EXERCISE GOAL
Copy everything in the data below exactly except the pictures.

Charts and diagrams as code:
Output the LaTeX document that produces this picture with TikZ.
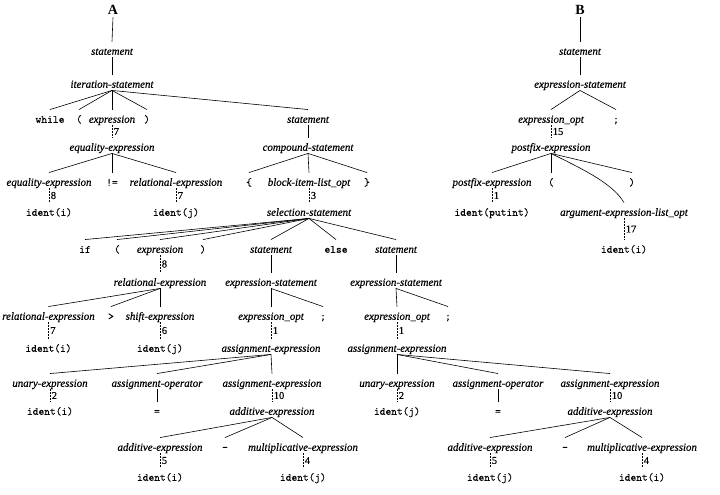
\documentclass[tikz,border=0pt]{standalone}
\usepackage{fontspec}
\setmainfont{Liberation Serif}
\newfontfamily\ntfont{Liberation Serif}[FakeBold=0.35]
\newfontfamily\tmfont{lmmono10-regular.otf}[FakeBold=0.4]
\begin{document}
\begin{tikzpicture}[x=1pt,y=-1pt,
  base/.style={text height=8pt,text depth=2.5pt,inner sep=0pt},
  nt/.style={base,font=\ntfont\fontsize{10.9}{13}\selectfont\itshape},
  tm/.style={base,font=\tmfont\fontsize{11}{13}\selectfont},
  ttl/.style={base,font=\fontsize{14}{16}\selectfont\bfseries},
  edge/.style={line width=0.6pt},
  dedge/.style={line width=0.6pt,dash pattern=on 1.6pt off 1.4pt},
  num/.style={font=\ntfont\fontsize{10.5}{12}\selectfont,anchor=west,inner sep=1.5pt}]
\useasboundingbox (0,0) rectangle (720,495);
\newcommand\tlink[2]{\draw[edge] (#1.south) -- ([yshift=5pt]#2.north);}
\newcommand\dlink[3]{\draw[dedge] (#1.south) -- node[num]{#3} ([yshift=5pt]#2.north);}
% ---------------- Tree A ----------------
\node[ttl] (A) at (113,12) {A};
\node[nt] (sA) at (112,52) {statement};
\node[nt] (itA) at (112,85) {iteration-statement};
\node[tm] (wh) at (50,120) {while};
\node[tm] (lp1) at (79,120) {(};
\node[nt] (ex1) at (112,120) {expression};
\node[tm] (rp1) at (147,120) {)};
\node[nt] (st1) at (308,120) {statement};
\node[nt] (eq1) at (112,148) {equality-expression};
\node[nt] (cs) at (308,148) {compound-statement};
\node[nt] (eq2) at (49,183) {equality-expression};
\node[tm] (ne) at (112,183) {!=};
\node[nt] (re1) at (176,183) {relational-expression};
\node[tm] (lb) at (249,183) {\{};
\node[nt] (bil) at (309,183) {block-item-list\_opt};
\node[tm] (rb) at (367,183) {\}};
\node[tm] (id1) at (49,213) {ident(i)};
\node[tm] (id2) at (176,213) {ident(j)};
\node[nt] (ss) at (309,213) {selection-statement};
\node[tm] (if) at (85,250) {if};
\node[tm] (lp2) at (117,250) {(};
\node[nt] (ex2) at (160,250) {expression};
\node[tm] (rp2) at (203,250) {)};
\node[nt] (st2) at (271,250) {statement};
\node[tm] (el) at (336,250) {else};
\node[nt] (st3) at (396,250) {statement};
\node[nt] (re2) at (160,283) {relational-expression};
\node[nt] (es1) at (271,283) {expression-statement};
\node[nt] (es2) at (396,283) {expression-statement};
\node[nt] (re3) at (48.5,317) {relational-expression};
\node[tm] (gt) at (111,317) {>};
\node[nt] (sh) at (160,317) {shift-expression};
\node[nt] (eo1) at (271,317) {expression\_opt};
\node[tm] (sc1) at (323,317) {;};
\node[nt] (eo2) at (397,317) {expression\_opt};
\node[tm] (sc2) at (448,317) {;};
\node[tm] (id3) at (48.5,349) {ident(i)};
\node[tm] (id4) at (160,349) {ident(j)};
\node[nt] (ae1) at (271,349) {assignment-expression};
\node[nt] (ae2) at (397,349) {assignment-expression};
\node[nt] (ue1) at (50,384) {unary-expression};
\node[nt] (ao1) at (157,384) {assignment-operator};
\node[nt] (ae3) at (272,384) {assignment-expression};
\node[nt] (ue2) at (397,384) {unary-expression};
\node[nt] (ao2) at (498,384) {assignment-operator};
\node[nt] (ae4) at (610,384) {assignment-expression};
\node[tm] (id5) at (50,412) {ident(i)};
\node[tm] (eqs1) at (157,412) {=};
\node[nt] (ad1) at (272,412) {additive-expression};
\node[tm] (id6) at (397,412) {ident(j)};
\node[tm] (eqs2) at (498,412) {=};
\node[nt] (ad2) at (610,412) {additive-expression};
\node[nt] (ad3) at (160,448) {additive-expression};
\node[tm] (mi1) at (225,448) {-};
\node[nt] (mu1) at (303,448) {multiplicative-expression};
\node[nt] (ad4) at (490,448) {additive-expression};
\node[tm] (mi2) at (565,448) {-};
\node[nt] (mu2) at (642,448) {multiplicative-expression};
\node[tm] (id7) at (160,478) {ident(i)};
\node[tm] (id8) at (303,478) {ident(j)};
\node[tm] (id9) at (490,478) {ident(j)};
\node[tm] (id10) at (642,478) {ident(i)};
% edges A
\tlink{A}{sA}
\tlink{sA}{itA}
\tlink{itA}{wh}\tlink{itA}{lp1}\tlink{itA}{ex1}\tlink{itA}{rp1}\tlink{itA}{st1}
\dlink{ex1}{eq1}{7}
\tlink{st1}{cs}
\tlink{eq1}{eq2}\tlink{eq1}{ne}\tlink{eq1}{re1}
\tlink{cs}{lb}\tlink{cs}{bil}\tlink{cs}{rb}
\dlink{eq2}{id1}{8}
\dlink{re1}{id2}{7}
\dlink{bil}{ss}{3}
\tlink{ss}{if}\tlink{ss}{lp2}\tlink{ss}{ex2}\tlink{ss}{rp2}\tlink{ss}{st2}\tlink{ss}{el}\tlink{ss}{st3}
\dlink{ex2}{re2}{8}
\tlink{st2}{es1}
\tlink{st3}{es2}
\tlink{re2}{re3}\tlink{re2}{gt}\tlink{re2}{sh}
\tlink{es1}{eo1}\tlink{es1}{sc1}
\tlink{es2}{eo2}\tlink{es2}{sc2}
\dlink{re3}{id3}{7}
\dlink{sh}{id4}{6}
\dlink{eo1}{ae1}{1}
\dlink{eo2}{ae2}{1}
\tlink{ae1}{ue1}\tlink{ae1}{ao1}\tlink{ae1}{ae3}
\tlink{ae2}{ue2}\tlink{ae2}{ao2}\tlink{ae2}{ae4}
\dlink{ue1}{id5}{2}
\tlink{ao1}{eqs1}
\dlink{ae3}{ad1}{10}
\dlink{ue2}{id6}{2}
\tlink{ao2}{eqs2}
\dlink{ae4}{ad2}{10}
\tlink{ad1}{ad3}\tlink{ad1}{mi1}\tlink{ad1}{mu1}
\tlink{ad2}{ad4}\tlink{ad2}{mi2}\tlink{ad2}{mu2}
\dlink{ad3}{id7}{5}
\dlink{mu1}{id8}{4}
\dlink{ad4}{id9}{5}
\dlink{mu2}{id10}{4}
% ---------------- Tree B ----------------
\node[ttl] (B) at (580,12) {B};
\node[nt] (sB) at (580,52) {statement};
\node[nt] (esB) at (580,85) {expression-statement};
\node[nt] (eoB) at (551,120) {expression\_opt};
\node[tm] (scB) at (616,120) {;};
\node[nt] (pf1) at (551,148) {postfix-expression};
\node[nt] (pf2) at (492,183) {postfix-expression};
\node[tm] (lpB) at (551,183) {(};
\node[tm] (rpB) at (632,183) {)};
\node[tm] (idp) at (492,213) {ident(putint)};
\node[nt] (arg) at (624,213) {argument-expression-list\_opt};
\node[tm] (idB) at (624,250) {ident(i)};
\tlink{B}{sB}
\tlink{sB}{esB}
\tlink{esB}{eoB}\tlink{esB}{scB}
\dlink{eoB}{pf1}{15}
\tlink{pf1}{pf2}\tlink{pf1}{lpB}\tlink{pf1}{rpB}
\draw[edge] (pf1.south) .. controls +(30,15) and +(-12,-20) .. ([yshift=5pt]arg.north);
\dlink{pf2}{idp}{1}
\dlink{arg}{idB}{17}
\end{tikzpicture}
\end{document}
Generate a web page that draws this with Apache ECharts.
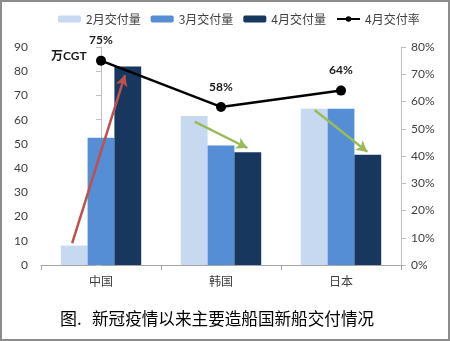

COMPLETED EXERCISE
Output the LaTeX document that produces this picture with TikZ.
\documentclass[tikz,border=0pt]{standalone}
\usepackage{fontspec}
\setmainfont{Liberation Serif}
\newfontfamily\ntfont{Liberation Serif}[FakeBold=0.35]
\newfontfamily\tmfont{lmmono10-regular.otf}[FakeBold=0.4]
\begin{document}
\begin{tikzpicture}[x=1pt,y=-1pt,
  base/.style={text height=8pt,text depth=2.5pt,inner sep=0pt},
  nt/.style={base,font=\ntfont\fontsize{10.9}{13}\selectfont\itshape},
  tm/.style={base,font=\tmfont\fontsize{11}{13}\selectfont},
  ttl/.style={base,font=\fontsize{14}{16}\selectfont\bfseries},
  edge/.style={line width=0.6pt},
  dedge/.style={line width=0.6pt,dash pattern=on 1.6pt off 1.4pt},
  num/.style={font=\ntfont\fontsize{10.5}{12}\selectfont,anchor=west,inner sep=1.5pt}]
\useasboundingbox (0,0) rectangle (720,495);
\newcommand\tlink[2]{\draw[edge] (#1.south) -- ([yshift=5pt]#2.north);}
\newcommand\dlink[3]{\draw[dedge] (#1.south) -- node[num]{#3} ([yshift=5pt]#2.north);}
% ---------------- Tree A ----------------
\node[ttl] (A) at (113,12) {A};
\node[nt] (sA) at (112,52) {statement};
\node[nt] (itA) at (112,85) {iteration-statement};
\node[tm] (wh) at (50,120) {while};
\node[tm] (lp1) at (79,120) {(};
\node[nt] (ex1) at (112,120) {expression};
\node[tm] (rp1) at (147,120) {)};
\node[nt] (st1) at (308,120) {statement};
\node[nt] (eq1) at (112,148) {equality-expression};
\node[nt] (cs) at (308,148) {compound-statement};
\node[nt] (eq2) at (49,183) {equality-expression};
\node[tm] (ne) at (112,183) {!=};
\node[nt] (re1) at (176,183) {relational-expression};
\node[tm] (lb) at (249,183) {\{};
\node[nt] (bil) at (309,183) {block-item-list\_opt};
\node[tm] (rb) at (367,183) {\}};
\node[tm] (id1) at (49,213) {ident(i)};
\node[tm] (id2) at (176,213) {ident(j)};
\node[nt] (ss) at (309,213) {selection-statement};
\node[tm] (if) at (85,250) {if};
\node[tm] (lp2) at (117,250) {(};
\node[nt] (ex2) at (160,250) {expression};
\node[tm] (rp2) at (203,250) {)};
\node[nt] (st2) at (271,250) {statement};
\node[tm] (el) at (336,250) {else};
\node[nt] (st3) at (396,250) {statement};
\node[nt] (re2) at (160,283) {relational-expression};
\node[nt] (es1) at (271,283) {expression-statement};
\node[nt] (es2) at (396,283) {expression-statement};
\node[nt] (re3) at (48.5,317) {relational-expression};
\node[tm] (gt) at (111,317) {>};
\node[nt] (sh) at (160,317) {shift-expression};
\node[nt] (eo1) at (271,317) {expression\_opt};
\node[tm] (sc1) at (323,317) {;};
\node[nt] (eo2) at (397,317) {expression\_opt};
\node[tm] (sc2) at (448,317) {;};
\node[tm] (id3) at (48.5,349) {ident(i)};
\node[tm] (id4) at (160,349) {ident(j)};
\node[nt] (ae1) at (271,349) {assignment-expression};
\node[nt] (ae2) at (397,349) {assignment-expression};
\node[nt] (ue1) at (50,384) {unary-expression};
\node[nt] (ao1) at (157,384) {assignment-operator};
\node[nt] (ae3) at (272,384) {assignment-expression};
\node[nt] (ue2) at (397,384) {unary-expression};
\node[nt] (ao2) at (498,384) {assignment-operator};
\node[nt] (ae4) at (610,384) {assignment-expression};
\node[tm] (id5) at (50,412) {ident(i)};
\node[tm] (eqs1) at (157,412) {=};
\node[nt] (ad1) at (272,412) {additive-expression};
\node[tm] (id6) at (397,412) {ident(j)};
\node[tm] (eqs2) at (498,412) {=};
\node[nt] (ad2) at (610,412) {additive-expression};
\node[nt] (ad3) at (160,448) {additive-expression};
\node[tm] (mi1) at (225,448) {-};
\node[nt] (mu1) at (303,448) {multiplicative-expression};
\node[nt] (ad4) at (490,448) {additive-expression};
\node[tm] (mi2) at (565,448) {-};
\node[nt] (mu2) at (642,448) {multiplicative-expression};
\node[tm] (id7) at (160,478) {ident(i)};
\node[tm] (id8) at (303,478) {ident(j)};
\node[tm] (id9) at (490,478) {ident(j)};
\node[tm] (id10) at (642,478) {ident(i)};
% edges A
\tlink{A}{sA}
\tlink{sA}{itA}
\tlink{itA}{wh}\tlink{itA}{lp1}\tlink{itA}{ex1}\tlink{itA}{rp1}\tlink{itA}{st1}
\dlink{ex1}{eq1}{7}
\tlink{st1}{cs}
\tlink{eq1}{eq2}\tlink{eq1}{ne}\tlink{eq1}{re1}
\tlink{cs}{lb}\tlink{cs}{bil}\tlink{cs}{rb}
\dlink{eq2}{id1}{8}
\dlink{re1}{id2}{7}
\dlink{bil}{ss}{3}
\tlink{ss}{if}\tlink{ss}{lp2}\tlink{ss}{ex2}\tlink{ss}{rp2}\tlink{ss}{st2}\tlink{ss}{el}\tlink{ss}{st3}
\dlink{ex2}{re2}{8}
\tlink{st2}{es1}
\tlink{st3}{es2}
\tlink{re2}{re3}\tlink{re2}{gt}\tlink{re2}{sh}
\tlink{es1}{eo1}\tlink{es1}{sc1}
\tlink{es2}{eo2}\tlink{es2}{sc2}
\dlink{re3}{id3}{7}
\dlink{sh}{id4}{6}
\dlink{eo1}{ae1}{1}
\dlink{eo2}{ae2}{1}
\tlink{ae1}{ue1}\tlink{ae1}{ao1}\tlink{ae1}{ae3}
\tlink{ae2}{ue2}\tlink{ae2}{ao2}\tlink{ae2}{ae4}
\dlink{ue1}{id5}{2}
\tlink{ao1}{eqs1}
\dlink{ae3}{ad1}{10}
\dlink{ue2}{id6}{2}
\tlink{ao2}{eqs2}
\dlink{ae4}{ad2}{10}
\tlink{ad1}{ad3}\tlink{ad1}{mi1}\tlink{ad1}{mu1}
\tlink{ad2}{ad4}\tlink{ad2}{mi2}\tlink{ad2}{mu2}
\dlink{ad3}{id7}{5}
\dlink{mu1}{id8}{4}
\dlink{ad4}{id9}{5}
\dlink{mu2}{id10}{4}
% ---------------- Tree B ----------------
\node[ttl] (B) at (580,12) {B};
\node[nt] (sB) at (580,52) {statement};
\node[nt] (esB) at (580,85) {expression-statement};
\node[nt] (eoB) at (551,120) {expression\_opt};
\node[tm] (scB) at (616,120) {;};
\node[nt] (pf1) at (551,148) {postfix-expression};
\node[nt] (pf2) at (492,183) {postfix-expression};
\node[tm] (lpB) at (551,183) {(};
\node[tm] (rpB) at (632,183) {)};
\node[tm] (idp) at (492,213) {ident(putint)};
\node[nt] (arg) at (624,213) {argument-expression-list\_opt};
\node[tm] (idB) at (624,250) {ident(i)};
\tlink{B}{sB}
\tlink{sB}{esB}
\tlink{esB}{eoB}\tlink{esB}{scB}
\dlink{eoB}{pf1}{15}
\tlink{pf1}{pf2}\tlink{pf1}{lpB}\tlink{pf1}{rpB}
\draw[edge] (pf1.south) .. controls +(30,15) and +(-12,-20) .. ([yshift=5pt]arg.north);
\dlink{pf2}{idp}{1}
\dlink{arg}{idB}{17}
\end{tikzpicture}
\end{document}
Generate a web page that draws this with Apache ECharts.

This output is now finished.